In santa Maria dei Miracoli, invece, con i coristi posizionati nel coro rialzato, nonostante le predette limitazioni, la presenza di superfici piane interamente marmoree, riduce sensibilmente l’assorbimento acustico, che invece è richiesto dalla voce parlata e la pressoché assenza di elementi in aggetto, evita eccessive diffrazioni delle onde sonore, contenendo la durata delle code sonore , altrimenti fastidiose per il loro sovrapporsi.

Certo c’e’ anche da rilevare che gli effetti acustici sonori sono ben diversi tra un ambiente vuoto e lo stesso ambiente pieno, e ancora diversi se esiste un apparato microfonico, che di fatto annulla gli effetti propri della sonorità pensata nella progettazione di questi preziosi ambienti.
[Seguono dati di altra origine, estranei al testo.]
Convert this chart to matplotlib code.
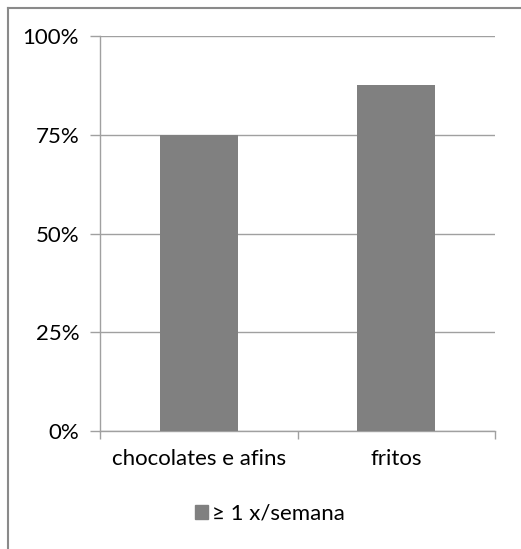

Ma i cori non necessitano di apparati microfonici, perché si affidano totalmente, per una corretta propagazione e diffusione del suono,  ai caratteri tipologico-formali e materici più volte citati, nonché all’entità delle superfici assorbenti quali appunto i rivestimenti parietali, gli arredi e il pubblico.

Non deve sorprendere pertanto se, a prescindere dagli ambienti cosiddetti “scatolari” privi cioè di connotazioni architettoniche ed artistiche di qualità, dove pure  può capitare di doversi esibire, ovviamente con scarsi risultati per quanto concerne la resa acustica e la godibilità dello spettacolo, nei locali storico-artistici, cosiddetti idonei per le esibizioni corali, apparentemente simili, si hanno esiti sonori i più diversi.

Sono le leggi della fisica che inesorabilmente condizionano tali esiti, a volte inaspettatamente, ma ricordando che nel caso ad esempio di molti edifici sacri, pur nel rispetto dei canoni costruttivi  del tempo, questi sono stati pensati anche in previsione della migliore acustica possibile, vuoi per il canto (vedi ad esempio le cattedrali gotiche per il canto Gregoriano), che per la voce parlata, sarà sempre possibile, con i dovuti accorgimenti per gli arredi, con le schermature e con  la giusta dislocazione del pubblico e dei coristi, ottenere effetti sonori, se non perfetti, almeno accettabili e tali da coniugare nella giusta misura  le peculiarità architettoniche  ed artistiche degli ambenti prescelti con la buona riuscita dei concerti.